Data >>
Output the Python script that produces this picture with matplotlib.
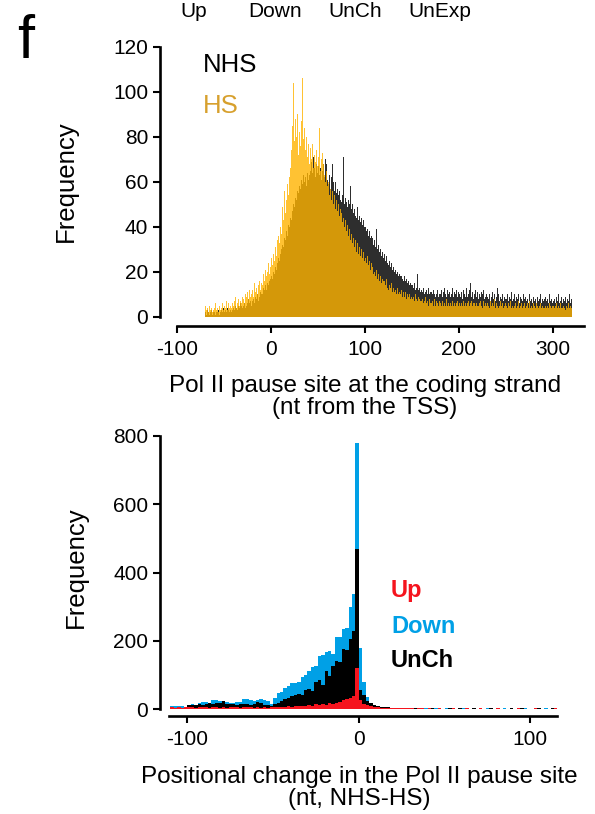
import matplotlib
matplotlib.use("Agg")
import matplotlib.pyplot as plt
import numpy as np

plt.rcParams.update({"font.family": ["Liberation Sans", "DejaVu Sans"],
                     "axes.unicode_minus": False})

W, H = 595, 814
BLACK, GOLD, GOLD_TXT = "#000000", "#FFB300", "#D7A02D"
BLUE, RED = "#00A0E6", "#F5141E"

# top panel: pause site per nt, bins start at -70
pause_start = -70
nhs = [
    2, 1, 3, 2, 1, 2, 3, 1, 2, 2,
    3, 1, 2, 2, 3, 1, 2, 3, 2, 4,
    2, 3, 2, 4, 3, 2, 3, 4, 2, 3,
    4, 3, 5, 4, 3, 5, 4, 6, 5, 4,
    5, 6, 4, 7, 5, 6, 8, 6, 7, 5,
    7, 8, 6, 9, 8, 10, 7, 9, 11, 10,
    11, 10, 13, 12, 14, 12, 15, 14, 16, 17,
    18, 17, 20, 19, 22, 21, 24, 23, 26, 25,
    28, 30, 32, 31, 35, 34, 38, 36, 41, 40,
    44, 43, 47, 46, 50, 49, 53, 52, 56, 55,
    58, 57, 61, 59, 63, 60, 62, 58, 64, 61,
    67, 63, 65, 69, 64, 71, 66, 62, 68, 64,
    67, 63, 66, 61, 65, 68, 62, 64, 70, 68,
    61, 59, 63, 57, 62, 68, 60, 56, 60, 55,
    57, 54, 56, 52, 55, 51, 54, 71, 50, 53,
    51, 49, 52, 50, 58, 48, 50, 46, 48, 45,
    47, 44, 49, 43, 45, 42, 44, 41, 43, 40,
    40, 38, 39, 36, 38, 35, 36, 33, 35, 32,
    34, 31, 39, 30, 32, 29, 30, 27, 29, 26,
    28, 25, 27, 24, 26, 23, 25, 22, 24, 21,
    22, 20, 21, 19, 20, 18, 19, 18, 18, 17,
    19, 16, 18, 16, 17, 15, 16, 14, 15, 14,
    14, 13, 15, 12, 13, 19, 12, 11, 13, 11,
    12, 11, 13, 10, 11, 12, 10, 13, 10, 11,
    11, 10, 12, 10, 11, 9, 10, 12, 9, 10,
    10, 12, 9, 11, 13, 10, 9, 12, 10, 11,
    9, 12, 10, 13, 9, 11, 10, 12, 9, 11,
    10, 9, 11, 8, 12, 10, 9, 11, 13, 9,
    10, 12, 15, 9, 11, 8, 10, 12, 9, 11,
    8, 10, 9, 11, 7, 10, 12, 8, 9, 10,
    9, 8, 10, 7, 9, 11, 8, 10, 7, 9,
    13, 8, 10, 7, 9, 8, 10, 7, 9, 8,
    8, 10, 7, 9, 8, 11, 7, 9, 8, 10,
    7, 9, 8, 10, 6, 9, 8, 7, 10, 8,
    9, 7, 8, 6, 9, 10, 7, 8, 6, 9,
    7, 8, 6, 9, 7, 8, 10, 6, 8, 7,
    8, 6, 9, 7, 8, 6, 10, 7, 8, 6,
    7, 8, 6, 9, 7, 10, 6, 8, 7, 9,
    6, 8, 7, 9, 6, 8, 7, 10, 6, 8,
]
hs = [
    5, 3, 4, 2, 5, 3, 4, 2, 3, 4,
    2, 6, 3, 4, 2, 5, 3, 4, 6, 3,
    5, 4, 7, 3, 6, 4, 5, 8, 4, 6,
    5, 7, 9, 4, 6, 8, 5, 7, 6, 9,
    8, 6, 10, 7, 9, 11, 8, 12, 9, 10,
    12, 9, 15, 11, 13, 10, 14, 16, 12, 15,
    17, 14, 19, 16, 21, 18, 20, 24, 19, 22,
    26, 23, 28, 25, 31, 27, 34, 29, 36, 33,
    40, 37, 49, 43, 56, 46, 52, 59, 54, 62,
    66, 74, 85, 70, 104, 78, 88, 80, 90, 72,
    82, 76, 87, 106, 79, 84, 74, 80, 71, 77,
    73, 68, 75, 70, 77, 66, 72, 69, 74, 67,
    71, 84, 65, 70, 73, 68, 63, 67, 60, 65,
    58, 60, 54, 57, 52, 56, 50, 54, 48, 52,
    47, 50, 45, 48, 43, 46, 42, 44, 40, 43,
    38, 41, 36, 39, 34, 37, 33, 35, 31, 34,
    32, 29, 33, 28, 31, 27, 30, 26, 29, 25,
    26, 24, 27, 23, 25, 21, 24, 20, 22, 19,
    20, 18, 21, 17, 19, 16, 18, 15, 17, 16,
    16, 14, 17, 13, 15, 12, 14, 13, 15, 11,
    13, 11, 12, 10, 13, 10, 11, 10, 12, 9,
    10, 11, 9, 11, 8, 10, 9, 10, 8, 9,
    8, 9, 7, 10, 8, 7, 9, 6, 8, 7,
    7, 8, 6, 7, 9, 6, 7, 5, 8, 6,
    6, 7, 5, 8, 6, 5, 7, 6, 5, 7,
    6, 5, 7, 5, 6, 5, 8, 5, 6, 5,
    6, 7, 5, 7, 5, 6, 5, 6, 7, 5,
    6, 5, 6, 5, 7, 5, 6, 6, 5, 6,
    7, 5, 6, 7, 5, 6, 6, 5, 6, 5,
    5, 6, 7, 5, 6, 4, 7, 5, 6, 5,
    6, 5, 4, 7, 5, 6, 5, 8, 4, 6,
    5, 6, 4, 5, 7, 5, 6, 4, 5, 6,
    5, 4, 6, 5, 7, 4, 5, 6, 4, 5,
    6, 4, 5, 7, 4, 5, 6, 4, 5, 6,
    4, 5, 6, 4, 5, 7, 4, 5, 4, 6,
    5, 4, 6, 5, 4, 5, 6, 4, 5, 4,
    4, 6, 5, 4, 5, 4, 6, 5, 4, 5,
    5, 4, 5, 6, 4, 5, 4, 5, 6, 4,
    4, 5, 4, 3, 5, 4, 6, 4, 5, 4,
]

# bottom panel: shift NHS-HS, 2-nt bins starting at -110
shift_start, shift_bin = -110, 2
down = [
    10, 9, 9, 8, 7, 12, 14, 13, 17, 20,
    21, 19, 26, 25, 22, 23, 20, 19, 18, 21,
    20, 28, 29, 27, 23, 26, 28, 25, 22, 15,
    31, 46, 50, 63, 66, 77, 75, 78, 95, 100,
    110, 124, 126, 155, 158, 168, 171, 160, 210, 212,
    233, 236, 300, 336, 780, 178, 80, 36, 16, 11,
    8, 6, 5, 5, 4, 4, 3, 3, 3, 2,
    3, 2, 2, 3, 2, 2, 1, 2, 2, 1,
    2, 1, 2, 1, 1, 2, 1, 1, 2, 1,
    1, 1, 2, 1, 1, 1, 1, 2, 1, 1,
    1, 1, 1, 2, 1, 1, 1, 1, 1, 2,
    1, 1, 1,
]
unch = [
    5, 4, 5, 4, 6, 12, 11, 13, 14, 12,
    15, 17, 16, 18, 17, 23, 15, 14, 15, 13,
    14, 15, 14, 13, 14, 20, 19, 13, 12, 10,
    16, 18, 24, 28, 32, 38, 42, 44, 40, 55,
    58, 52, 78, 85, 70, 112, 98, 125, 140, 138,
    175, 172, 205, 228, 470, 55, 42, 22, 17, 12,
    9, 7, 6, 5, 4, 4, 3, 3, 2, 3,
    2, 2, 3, 2, 1, 2, 2, 1, 2, 1,
    1, 2, 1, 1, 2, 1, 1, 1, 2, 1,
    1, 1, 1, 2, 1, 1, 1, 1, 1, 2,
    1, 1, 2, 1, 1, 1, 1, 2, 1, 1,
    1, 2, 1,
]
up = [
    5, 4, 5, 4, 5, 6, 5, 4, 5, 6,
    5, 4, 6, 5, 4, 5, 4, 5, 6, 5,
    4, 5, 6, 5, 4, 5, 4, 5, 4, 5,
    6, 5, 7, 6, 8, 7, 9, 8, 10, 9,
    13, 10, 14, 12, 16, 13, 17, 14, 18, 21,
    26, 28, 32, 37, 120, 26, 15, 12, 8, 6,
    5, 4, 3, 3, 2, 3, 2, 2, 3, 2,
    2, 1, 2, 2, 1, 2, 1, 1, 2, 1,
    1, 1, 2, 1, 1, 1, 2, 1, 1, 1,
    2, 1, 1, 1, 1, 2, 1, 1, 1, 1,
    1, 2, 1, 1, 1, 1, 2, 1, 1, 1,
    1, 1, 2,
]

top_yticks = [0, 20, 40, 60, 80, 100, 120]
top_xticks = [-100, 0, 100, 200, 300]
bot_yticks = [0, 200, 400, 600, 800]
bot_xticks = [-100, 0, 100]
prev_labels = [("Up", 194), ("Down", 275), ("UnCh", 355), ("UnExp", 440)]


def fx(px):
    return px / W


def fy(py):
    return 1 - py / H


def style(ax, xb, yb):
    ax.spines[["top", "right"]].set_visible(False)
    for s in ("left", "bottom"):
        ax.spines[s].set_linewidth(1.9)
    ax.spines["bottom"].set_bounds(*xb)
    ax.spines["left"].set_bounds(*yb)
    ax.tick_params(length=5, width=1.5, labelsize=15)
    ax.tick_params(axis="x", pad=5)
    ax.tick_params(axis="y", pad=3.5)


fig = plt.figure(figsize=(W / 100, H / 100), dpi=100)

# top histogram
ax1 = fig.add_axes([fx(160), fy(326), fx(584) - fx(160), (326 - 47) / H])
x1 = np.arange(len(nhs)) + pause_start
ax1.bar(x1, nhs, width=1, align="edge", color=BLACK, alpha=0.82, linewidth=0)
ax1.bar(x1, hs, width=1, align="edge", color=GOLD, alpha=0.8, linewidth=0)
ax1.set_xlim(-118, 333)
ax1.set_ylim(-4, 120)
ax1.set_xticks(top_xticks)
ax1.set_yticks(top_yticks)
style(ax1, (-100, 333), (0, 120))
ax1.set_ylabel("Frequency", fontsize=18.5)
ax1.yaxis.set_label_coords(-0.193, 0.52)
ax1.text(0.1, 0.91, "NHS", transform=ax1.transAxes, fontsize=18.5, color=BLACK, va="baseline")
ax1.text(0.1, 0.765, "HS", transform=ax1.transAxes, fontsize=18.5, color=GOLD_TXT, va="baseline")
fig.text(fx(365), fy(414), "Pol II pause site at the coding strand\n(nt from the TSS)",
         ha="center", va="baseline", fontsize=17.5, linespacing=1.0)

# bottom histogram
ax2 = fig.add_axes([fx(160), fy(716), fx(557) - fx(160), (716 - 436) / H])
x2 = np.arange(len(down)) * shift_bin + shift_start
ax2.bar(x2, down, width=shift_bin, align="edge", color=BLUE, linewidth=0)
ax2.bar(x2, unch, width=shift_bin, align="edge", color=BLACK, linewidth=0)
ax2.bar(x2, up, width=shift_bin, align="edge", color=RED, linewidth=0)
ax2.set_xlim(-116, 115.5)
ax2.set_ylim(-20.5, 800)
ax2.set_xticks(bot_xticks)
ax2.set_yticks(bot_yticks)
style(ax2, (-110.5, 115.5), (0, 800))
ax2.set_ylabel("Frequency", fontsize=18.5)
ax2.yaxis.set_label_coords(-0.181, 0.532)
for lab, col, yb in [("Up", RED, 597), ("Down", BLUE, 633), ("UnCh", BLACK, 667)]:
    fig.text(fx(391), fy(yb), lab, color=col, fontsize=17, fontweight="bold", va="baseline")
fig.text(fx(359), fy(805), "Positional change in the Pol II pause site\n(nt, NHS-HS)",
         ha="center", va="baseline", fontsize=17.5, linespacing=1.0)

# panel letter and leftover labels of the panel above
fig.text(fx(17), fy(58), "f", fontsize=44, va="baseline")
for lab, xc in prev_labels:
    fig.text(fx(xc), fy(17), lab, fontsize=15, ha="center", va="baseline")

fig.savefig("out.png", dpi=100)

What the exercise asks >> Starting with the first line of the data above and ending with the line containing "import numpy as np", please restate every line exactly, leaving images out.

Output >>
Output the Python script that produces this picture with matplotlib.
import matplotlib
matplotlib.use("Agg")
import matplotlib.pyplot as plt
import numpy as np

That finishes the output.